September 20, 2024

I remember the very early days of being a stay-at-home mom. My daughter was barely 2 and I was pregnant with my son. I wrestled with the idea of staying home for so long. It wasn’t because I didn’t want to – I did, with all my heart – but multiple “what-ifs” brought uncertainty and challenge. Finally, with the prospect of 2 in daycare, we took a leap of faith and I left my job to start my dream job of being a full-time mom. 

About 2 weeks into my new position as “Mother Extraordinaire”, my husband came home from work to find my daughter happily sitting on the steps and me in tears, next to her. I remember crying and pacing the kitchen, recounting to him the traumatic day we had in a brand-new playgroup with brand-new potential friends for me and for her. 

Let me stop and paint you a picture of what I imagined: fresh stay-at-home mom, seeking lifelong connection with new moms and lifelong friends for daughter, in a tight-knit community where we would raise our children together and all families would go on vacation together and live happily ever after.

And instead, my daughter? Well, she kind of just ruined it for me. She refused to play with the other tiny children. She wasn’t kind. In fact, she was mean. She didn’t listen to me, she threw sand at a couple kids, she wouldn’t share a single playground toy, and she melted down loudly and angrily when it was time to go. I remember carting her out of there on my pregnant belly as fast as I could because I was just so mortified about her behavior. And the worst part? She didn’t even care that she acted like that, even though I was teaching her everyday “NOT do those things”. I told my husband we were raising a sociopath.

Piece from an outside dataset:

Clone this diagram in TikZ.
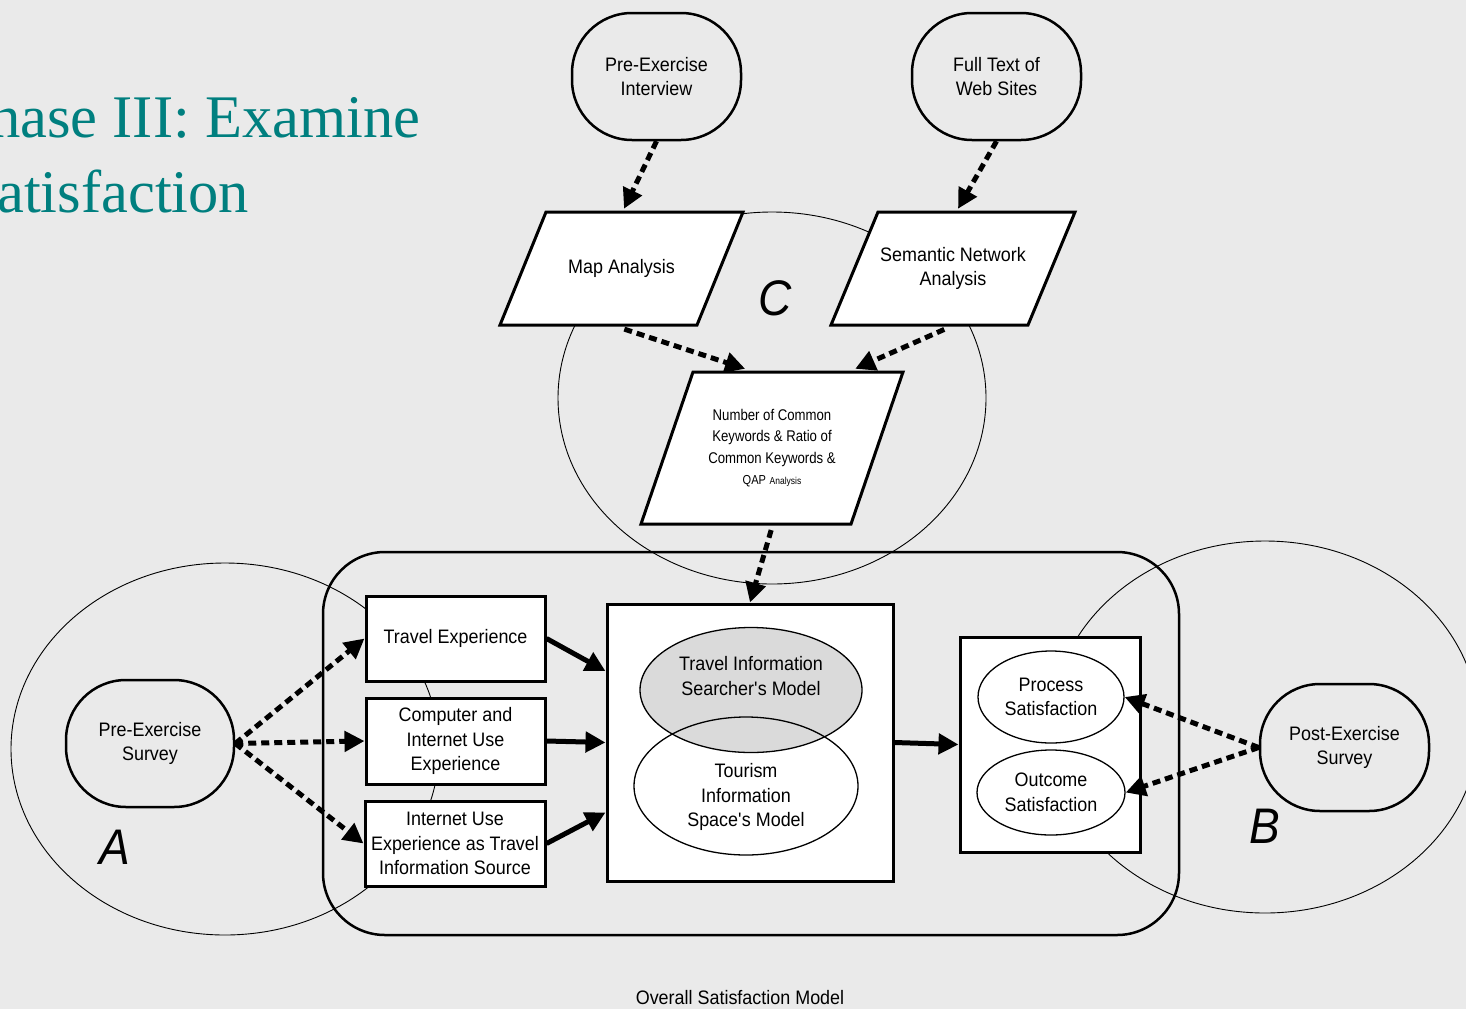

Over the next several months, each time I went back to that playgroup for an event, I remember apologizing for all the things my daughter did. I remember being on pins and needles, fearing for any wrong move she would make that resembled 2 year-old behavior. I didn’t want the other moms to judge me or judge my sweet Lily Marie. These were going to be my lifelong friends!  

Spoiler Alert: They weren’t. But I remember them to be nice people.

I am literally shaking my head, a bit laughing, a bit sad, as I type out this story. Let me be clear as I judge myself in retrospect: I KNEW NOTHING. Just nothing. And I want to go back to those days, with a fresh 2 year-old and a pregnant belly, to hug my daughter and tell her she was actually, 100%, perfectly perfect for a 2 year-old and to hug myself, a self-conscious new-ish mom, who thought she could parent her way out of natural, developmentally-appropriate and inevitable behavior from her child. I was terrified to be judged, terrified for my child to be judged by others, and ultimately, terrified by the prospect of her growing up and never having friends. 

PHEW.

You know what? It never occurred to me to pay attention to the fact that the other children in that playgroup did the same things as my daughter. Because they were in the same stage, figuring out the same stuff, and being exactly who they were meant to be at the age of 2.

If only I knew then what I know now. That our children – no matter the age – need to be given the space and time to go and grow through their different developmental stages. Lily’s job at 2 was to be exactly who she was – an incredibly sweet, smart, sassy, incredibly difficult, beautiful, ridiculously stubborn and sometimes a little no-so-perfect child. Fast forward 9 years, and Lily’s job now at 11 is literally exactly the same. And me, 9 years older, and trying a lot harder to give her the space to do what she is supposed to do as a “tween”. It doesn’t make it easier and it doesn’t make me not question all my life and parenting choices…haha. But this is her TIME to do it.

We can be so quick to judge others and ourselves – I am guilty of doing both, too. We worry that someone is judging our parenting or our children, and at the same time, slide easily into the role of “judge” as we observe other children or parents. Our fears and preconceptions stick with us over time.

Y’all. It’s time to break this cycle. We are all LITERALLY doing the same things and our kiddos are going through the same things, and we are not alone in this. Maybe it’s time we stepped off our lonely islands of worry and judgment and instead embrace the beauty that comes from giving our children, ourselves, and others grace and compassion and support. 

Maybe it’s time we stop apologizing for our children, comparing them to others, and instead realizing that the best gift we can give our children is to meet them where they are. For exactly who they are. 

I recently shared a meme I found on the Insta with the preschool staff. This is what we ask of each other at the start of every new preschool year.

It reminds me what God calls us to do in Colossians 3:12-14:

Therefore, as God’s chosen people, holy and dearly loved, clothe yourselves with compassion, kindness, humility, gentleness and patience.

My daughter isn’t a sociopath. Haha. She was 2. Now’s she’s 11. She’s going to be 13 and then 16 and then 21 and I have no idea who she will be at those ages. But she will be Lily, and I’m going to try my best to remember that she is God’s child first, and she (and I) deserve compassion, kindness, humility, gentleness, and patience. As do all of you and your sweet children.